High Court judges ruled on Wednesday afternoon to delay the demolition of the Ayelet Hashahar Synagogue in Givat Ze'ev, northwest of Jerusalem, ordering that it be destroyed within two weeks by November 17.
"We are working under the assumption that the certified authorities will not wait this time with the execution (of the order) to the last minute," said the judges.
The synagogue, which has been in use for over 20 years, was slated to be demolished after far-left group Yesh Din filed a petition with the High Court, claiming the structure was built on privately-owned Arab land. Synagogue members argue that the land was legally purchased, but offered the land's alleged owners a high price for the purchase or rental of the land - however, the owners and their lawyers have insisted that the synagogue be torn down.

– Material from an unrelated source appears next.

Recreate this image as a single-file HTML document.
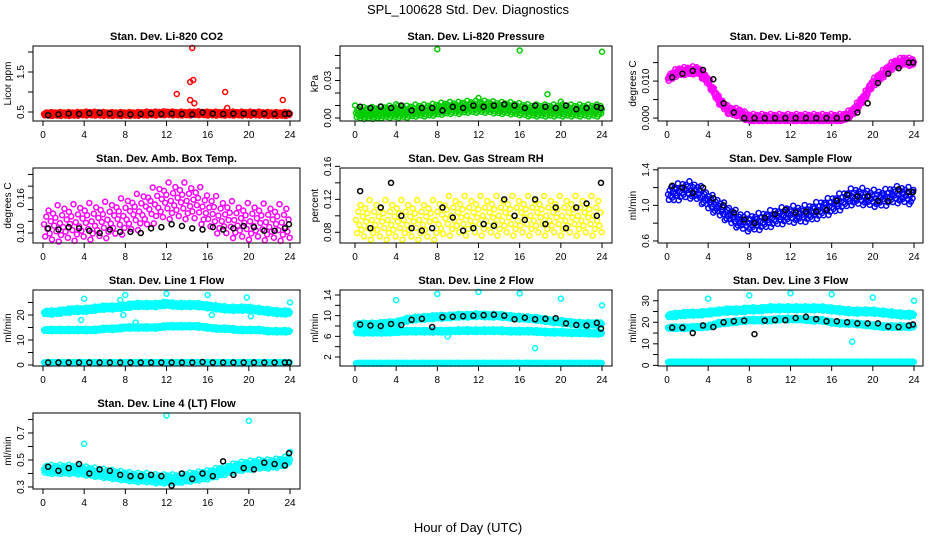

High Court judges announced that the decision not to order an immediate evacuation of the synagogue was meant "to allow the certified authorities to execute the ruling at a time chosen according to operational needs" and avoid "inflexibility" - namely the protests at the site by concerned residents.
The judges said that they do not belittle the police estimations that the demolition of the place of worship will bring "riots by extremist sources," but said that the outraged reaction does not justify the postponement of executing the ruling.
They expressed their surprise that the police asked for three weeks to conduct the evacuation, saying that if they had accepted the police request, the evacuation could potentially be delayed for a long time.
"We can't accept a result like this in a law-abiding state," claimed the judges.
Many may view the ruling, and the judges' talk of potential riots not justifying a postponement, as ironic given the fact that there has been practically no enforcement against rampant illegal Arab building throughout Israel, including numerous illegally constructed mosques that have been left standing for many long years.
As of January, no fewer than 57 illegal mosques stood in Jerusalem alone.
The discriminatory situation was also highlighted in the case of Yeshivat Od Yosef Chai in Yitzhar, which was occupied and damaged by Border Police for nearly a year over unfounded allegations of "incitement" at the institution.
Staff noted back in April 2014 when the yeshiva was first occupied that the building looks out on a mosque that has long called to destroy the state of Israel. The mosque has had a destruction order against it from the Supreme Court for many years, although no action has been taken against it.